# Start of Excerpted data
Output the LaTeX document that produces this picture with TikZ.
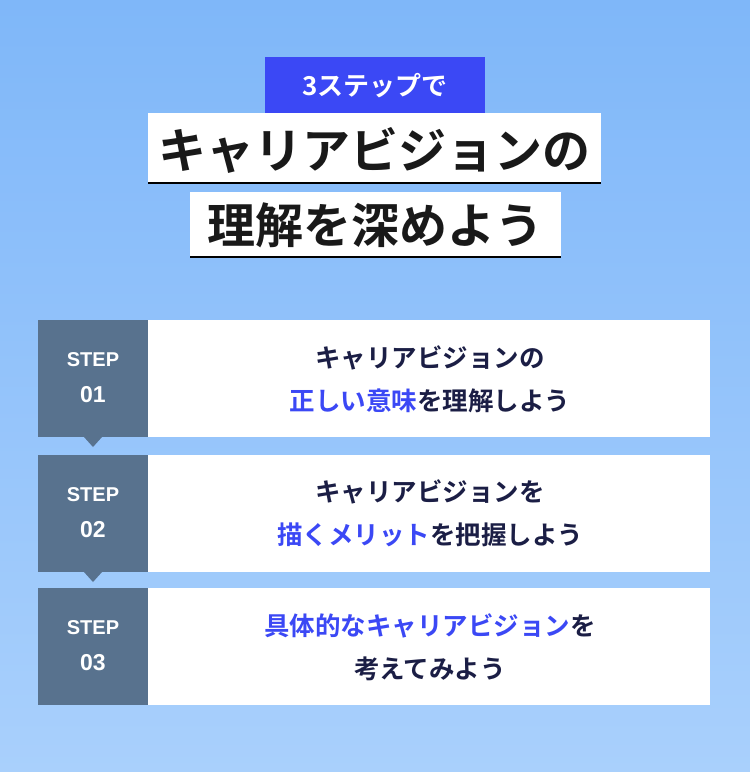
\documentclass[tikz,border=0pt]{standalone}
\usepackage{fontspec}
\setmainfont{Noto Sans CJK JP Bold}
\newfontfamily\stepfont{Liberation Sans}
\definecolor{bgtop}{HTML}{7FB7F9}
\definecolor{bgbot}{HTML}{A9D0FC}
\definecolor{accent}{HTML}{3B48F5}
\definecolor{navy}{HTML}{1B1E45}
\definecolor{stepc}{HTML}{58728E}
\tikzset{
  whitebox/.style={fill=white, draw=none},
  stepbox/.style={fill=stepc, draw=none},
  txt/.style={text=navy, font=\fontsize{25.5}{43}\selectfont, align=center},
  steplbl/.style={text=white, font=\stepfont\bfseries\fontsize{20}{36}\selectfont, align=center},
  title/.style={text=black!90, font=\fontsize{48}{52}\selectfont}
}
\begin{document}
\begin{tikzpicture}[x=1pt,y=-1pt]
\useasboundingbox (0,0) rectangle (750,772);
\shade[top color=bgtop, bottom color=bgbot] (0,0) rectangle (750,772);
% title
\fill[accent] (265,57) rectangle (485,113);
\node[text=white, font=\fontsize{26}{30}\selectfont] (t0) at (375,86) {3ステップで};
\fill[white] (148,113) rectangle (601,183);
\draw[black, line width=2.5pt] (148,183) -- (601,183);
\node[title] (t1) at (374.5,150) {キャリアビジョンの};
\fill[white] (190,192) rectangle (561,257);
\draw[black, line width=2.5pt] (190,257) -- (561,257);
\node[title] (t2) at (375.5,225) {理解を深めよう};
% steps
\foreach \y/\n in {320/01,455/02,588/03}{
  \fill[stepc] (38,\y) rectangle (148,\y+117);
  \fill[white] (148,\y) rectangle (710,\y+117);
  \node[steplbl] (s\n) at (93,\y+58) {STEP\\{\fontsize{23}{30}\selectfont\n}};
}
\fill[stepc] (84,437) -- (102,437) -- (93,447) -- cycle;
\fill[stepc] (84,572) -- (102,572) -- (93,582) -- cycle;
\node[txt] (m1) at (430,379) {キャリアビジョンの\\\textcolor{accent}{正しい意味}を理解しよう};
\node[txt] (m2) at (430,513) {キャリアビジョンを\\\textcolor{accent}{描くメリット}を把握しよう};
\node[txt] (m3) at (430,647) {\textcolor{accent}{具体的なキャリアビジョン}を\\考えてみよう};
\end{tikzpicture}
\end{document}
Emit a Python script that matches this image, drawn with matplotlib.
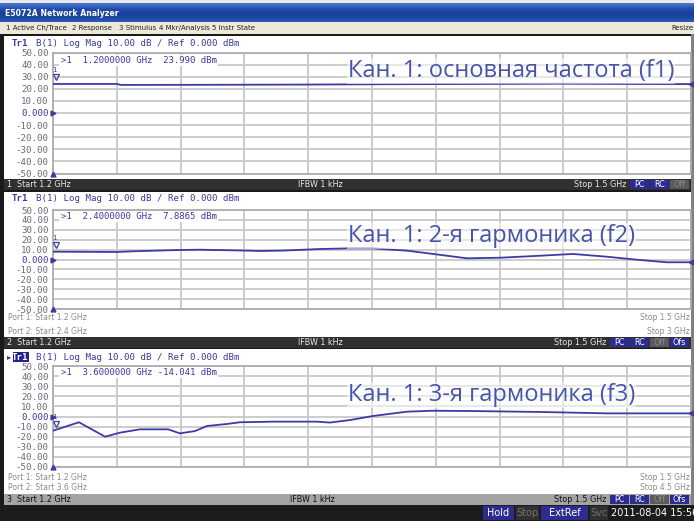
import numpy as np
import matplotlib.pyplot as plt
from matplotlib.patches import Rectangle
from matplotlib.colors import LinearSegmentedColormap
from matplotlib import transforms

# trace data (GHz, dBm)
f_start, f_stop = 1.2, 1.5
y_ticks = [50, 40, 30, 20, 10, 0, -10, -20, -30, -40, -50]
y_labels = ['50.00', '40.00', '30.00', '20.00', '10.00', '0.000',
            '-10.00', '-20.00', '-30.00', '-40.00', '-50.00']
ref_level = 0

f1 = [1.200, 1.230, 1.232, 1.270, 1.320, 1.360, 1.400, 1.440, 1.470, 1.500]
v1 = [23.99, 24.0, 23.2, 23.3, 23.5, 23.8, 24.0, 24.2, 24.0, 23.9]

f2 = [1.2000, 1.2301, 1.2376, 1.2597, 1.2691, 1.2903, 1.2973, 1.3082, 1.3256,
      1.3397, 1.3500, 1.3665, 1.3787, 1.3947, 1.4102, 1.4290, 1.4445, 1.4605,
      1.4760, 1.4887, 1.5000]
v2 = [7.89, 7.6, 8.3, 9.6, 9.9, 9.0, 8.6, 9.0, 10.6,
      11.3, 11.3, 8.9, 5.6, 1.2, 1.8, 3.8, 5.6, 2.8,
      -0.5, -2.8, -2.8]

f3 = [1.2000, 1.2122, 1.2245, 1.2315, 1.2409, 1.2541, 1.2597, 1.2668, 1.2724,
      1.2818, 1.2879, 1.3034, 1.3241, 1.3302, 1.3397, 1.3505, 1.3665, 1.3787,
      1.3975, 1.4290, 1.4605, 1.4915, 1.5000]
v3 = [-14.04, -5.7, -20.0, -16.0, -12.7, -12.7, -16.7, -14.4, -9.4,
      -7.4, -5.7, -5.1, -5.1, -6.0, -3.5, 0.5, 4.8, 5.7,
      5.4, 4.5, 3.1, 3.1, 3.1]

labels = ['Кан. 1: основная частота (f1)',
          'Кан. 1: 2-я гармоника (f2)',
          'Кан. 1: 3-я гармоника (f3)']
marker_txt = ['>1  1.2000000 GHz  23.990 dBm',
              '>1  2.4000000 GHz  7.8865 dBm',
              '>1  3.6000000 GHz -14.041 dBm']
port_stop = ['Stop 3 GHz', 'Stop 4.5 GHz']
port_start = ['Start 2.4 GHz', 'Start 3.6 GHz']

W, H = 694, 521
fig = plt.figure(figsize=(W / 100, H / 100), dpi=100)
fig.patch.set_facecolor('#d4d0c8')

TRACE = '#3c3ca4'
BLUE = '#3a3a9c'
MONO = 'DejaVu Sans Mono'


def rect(x0, y0, x1, y1, color, z=-1):
    fig.patches.append(Rectangle((x0 / W, 1 - y1 / H), (x1 - x0) / W, (y1 - y0) / H,
                                 transform=fig.transFigure, facecolor=color,
                                 edgecolor='none', zorder=z))


def txt(x, y, s, **kw):
    kw.setdefault('va', 'center')
    kw.setdefault('fontsize', 6)
    kw.setdefault('zorder', 5)
    fig.text(x / W, 1 - y / H, s, **kw)


def axes_px(x0, y0, x1, y1):
    return fig.add_axes([x0 / W, 1 - y1 / H, (x1 - x0) / W, (y1 - y0) / H])


# title bar + menu bar
rect(0, 0, W, 3, '#e8e8e8')
tb = axes_px(0, 3, W, 22)
grad = np.linspace(0, 1, 20)[:, None] * np.ones((1, 10))
tb.imshow(grad, aspect='auto', cmap=LinearSegmentedColormap.from_list(
    'tb', ['#4a78d0', '#1b4aa6', '#17409a', '#2a58b4']), extent=[0, 1, 0, 1])
tb.axis('off')
txt(5, 13, 'E5072A Network Analyzer', color='white', fontsize=5.6, fontweight='bold')
rect(0, 22, W, 34, '#ece9d8')
for x, s in [(6, '1 Active Ch/Trace'), (72, '2 Response'), (119, '3 Stimulus'),
             (159, '4 Mkr/Analysis'), (212, '5 Instr State'), (671, 'Resize')]:
    txt(x, 28, s, fontsize=5, color='#202020')

# panels: white area, plot box, status bar
panels = [
    dict(top=36, bot=179, ax=(52.5, 173.5), head=44, status=(179, 190)),
    dict(top=192, bot=337, ax=(210, 309), head=199, status=(337, 348)),
    dict(top=349, bot=494, ax=(366, 467), head=357, status=(494, 505)),
]
traces = [(f1, v1), (f2, v2), (f3, v3)]
label_y = [71, 236, 395]

rect(0, 34, W, 505, '#1a1a1a', z=-3)
for i, p in enumerate(panels):
    rect(4, p['top'], 691, p['bot'], 'white', z=-2)
    ax = axes_px(53, p['ax'][0], 691, p['ax'][1])
    ax.set_zorder(2)
    ax.set_xlim(f_start, f_stop)
    ax.set_ylim(-50, 50)
    ax.set_xticks(np.linspace(f_start, f_stop, 11))
    ax.set_xticklabels([])
    ax.set_yticks(y_ticks)
    ax.set_yticklabels(y_labels, family=MONO, fontsize=6.6, color='#6a6a78')
    ax.get_yticklabels()[5].set_color(BLUE)
    ax.tick_params(length=0, pad=3)
    ax.grid(color='#c8c8c8', lw=1.3)
    ax.set_axisbelow(True)
    for s in ax.spines.values():
        s.set_color('#a8a8a8')
        s.set_linewidth(1.2)
    ax.set_facecolor('white')

    f, v = traces[i]
    ax.plot(f, v, color=TRACE, lw=1.3, zorder=3)
    # marker 1 at start
    up = transforms.offset_copy(ax.transData, fig=fig, x=2, y=5, units='points')
    ax.plot([f[0]], [v[0]], marker='v', ms=5, mfc='none', mec=TRACE, mew=0.9,
            transform=up, clip_on=False, zorder=4)
    ax.text(f[0], v[0], '1', transform=transforms.offset_copy(ax.transData, fig=fig, x=1, y=10, units='points'),
            fontsize=5, color=TRACE, ha='center', va='center')
    ax.plot([f_start], [ref_level], marker='>', ms=3.5, color=TRACE, clip_on=False, zorder=4)
    ax.plot([f_start], [-50], marker='^', ms=3.5, color=TRACE, clip_on=False, zorder=4)
    ax.plot([f_stop], [v[-1]], marker='<', ms=3.5, color=TRACE, clip_on=False, zorder=4)

    ax.text(0.012, 0.935, marker_txt[i], transform=ax.transAxes, family=MONO,
            fontsize=6.5, color=BLUE, va='center',
            bbox=dict(facecolor='white', edgecolor='none', pad=1))
    ax.text(1.2 + (348 - 53) / 638 * 0.3, 50 - (label_y[i] - p['ax'][0]) / (p['ax'][1] - p['ax'][0]) * 100,
            labels[i], fontsize=17, family='Open Sans', color='#4654ac', va='center', zorder=5,
            bbox=dict(facecolor='white', edgecolor='none', alpha=0.55, pad=0.5))

    # trace header
    hx = 12
    if i == 2:
        txt(7, p['head'], '\u25b8', color=BLUE, fontsize=6)
        rect(13, p['head'] - 5, 29, p['head'] + 5, '#24248c', z=1)
        txt(hx, p['head'], 'Tr1', family=MONO, fontsize=6.6, color='white', fontweight='bold')
    else:
        txt(hx, p['head'], 'Tr1', family=MONO, fontsize=6.6, color=BLUE, fontweight='bold')
    txt(hx + 24, p['head'], 'B(1) Log Mag 10.00 dB / Ref 0.000 dBm', family=MONO,
        fontsize=6.6, color=BLUE)

    if i > 0:
        txt(8, 318 if i == 1 else 477, 'Port 1: Start 1.2 GHz', color='#8a8a8a', fontsize=5.5)
        txt(8, 331 if i == 1 else 488, 'Port 2: ' + port_start[i - 1], color='#8a8a8a', fontsize=5.5)
        txt(690, 318 if i == 1 else 477, 'Stop 1.5 GHz', color='#8a8a8a', fontsize=5.5, ha='right')
        txt(690, 331 if i == 1 else 488, port_stop[i - 1], color='#8a8a8a', fontsize=5.5, ha='right')

    # status bar
    s0, s1 = p['status']
    active = i == 2
    rect(4, s0, 691, s1, '#a4a4a4' if active else '#303030', z=0)
    fg = '#101010' if active else '#e8e8e8'
    yc = (s0 + s1) / 2
    txt(7, yc, f'{i + 1}  Start 1.2 GHz', color=fg, fontsize=5.8)
    txt(290 if active else 298, yc, 'IFBW 1 kHz', color=fg, fontsize=5.8)
    boxes = [('PC', '#2c2c90', 'white'), ('RC', '#2c2c90', 'white'), ('Off', '#5a5a5a', '#8a8a8a')]
    if i > 0:
        boxes.append(('Ofs', '#2c2c90', 'white'))
    bx = 690 - 20 * len(boxes)
    txt(bx - 4, yc, 'Stop 1.5 GHz', color=fg, fontsize=5.8, ha='right')
    for name, bc, tc in boxes:
        rect(bx, s0 + 1, bx + 19, s1 - 1, bc, z=1)
        txt(bx + 9.5, yc, name, color=tc, fontsize=5.8, ha='center')
        bx += 20

# bottom bar
rect(0, 505, W, H, '#1c1c1c', z=0)
for x0, x1, s, bc, tc in [(483, 514, 'Hold', '#2c2c90', 'white'),
                          (516, 539, 'Stop', '#303030', '#707070'),
                          (541, 588, 'ExtRef', '#2c2c90', 'white'),
                          (590, 608, 'Svc', '#303030', '#707070')]:
    rect(x0, 506, x1, 520, bc, z=1)
    txt((x0 + x1) / 2, 513, s, color=tc, fontsize=7, ha='center')
txt(611, 513, '2011-08-04 15:56', color='white', fontsize=7)
rect(691, 34, W, 505, '#808080', z=1)

fig.savefig('out.png', dpi=100, facecolor=fig.get_facecolor())
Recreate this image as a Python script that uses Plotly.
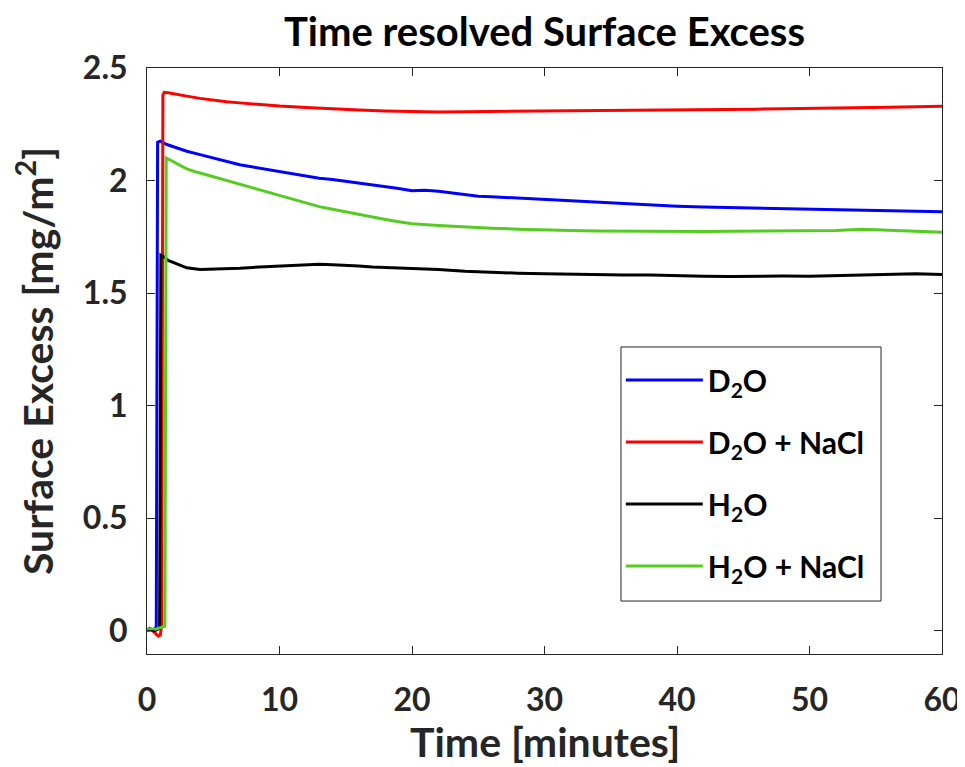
# End of Excerpted data
Lines from the one with "Emit a Python" through the one with "5.4, 4.5, 3.1, 3.1, 3.1]" are the only ones to quote. Quote them exactly and leave out pictures.

• Solution to this problem:
Emit a Python script that matches this image, drawn with matplotlib.
import numpy as np
import matplotlib.pyplot as plt
from matplotlib.patches import Rectangle
from matplotlib.colors import LinearSegmentedColormap
from matplotlib import transforms

# trace data (GHz, dBm)
f_start, f_stop = 1.2, 1.5
y_ticks = [50, 40, 30, 20, 10, 0, -10, -20, -30, -40, -50]
y_labels = ['50.00', '40.00', '30.00', '20.00', '10.00', '0.000',
            '-10.00', '-20.00', '-30.00', '-40.00', '-50.00']
ref_level = 0

f1 = [1.200, 1.230, 1.232, 1.270, 1.320, 1.360, 1.400, 1.440, 1.470, 1.500]
v1 = [23.99, 24.0, 23.2, 23.3, 23.5, 23.8, 24.0, 24.2, 24.0, 23.9]

f2 = [1.2000, 1.2301, 1.2376, 1.2597, 1.2691, 1.2903, 1.2973, 1.3082, 1.3256,
      1.3397, 1.3500, 1.3665, 1.3787, 1.3947, 1.4102, 1.4290, 1.4445, 1.4605,
      1.4760, 1.4887, 1.5000]
v2 = [7.89, 7.6, 8.3, 9.6, 9.9, 9.0, 8.6, 9.0, 10.6,
      11.3, 11.3, 8.9, 5.6, 1.2, 1.8, 3.8, 5.6, 2.8,
      -0.5, -2.8, -2.8]

f3 = [1.2000, 1.2122, 1.2245, 1.2315, 1.2409, 1.2541, 1.2597, 1.2668, 1.2724,
      1.2818, 1.2879, 1.3034, 1.3241, 1.3302, 1.3397, 1.3505, 1.3665, 1.3787,
      1.3975, 1.4290, 1.4605, 1.4915, 1.5000]
v3 = [-14.04, -5.7, -20.0, -16.0, -12.7, -12.7, -16.7, -14.4, -9.4,
      -7.4, -5.7, -5.1, -5.1, -6.0, -3.5, 0.5, 4.8, 5.7,
      5.4, 4.5, 3.1, 3.1, 3.1]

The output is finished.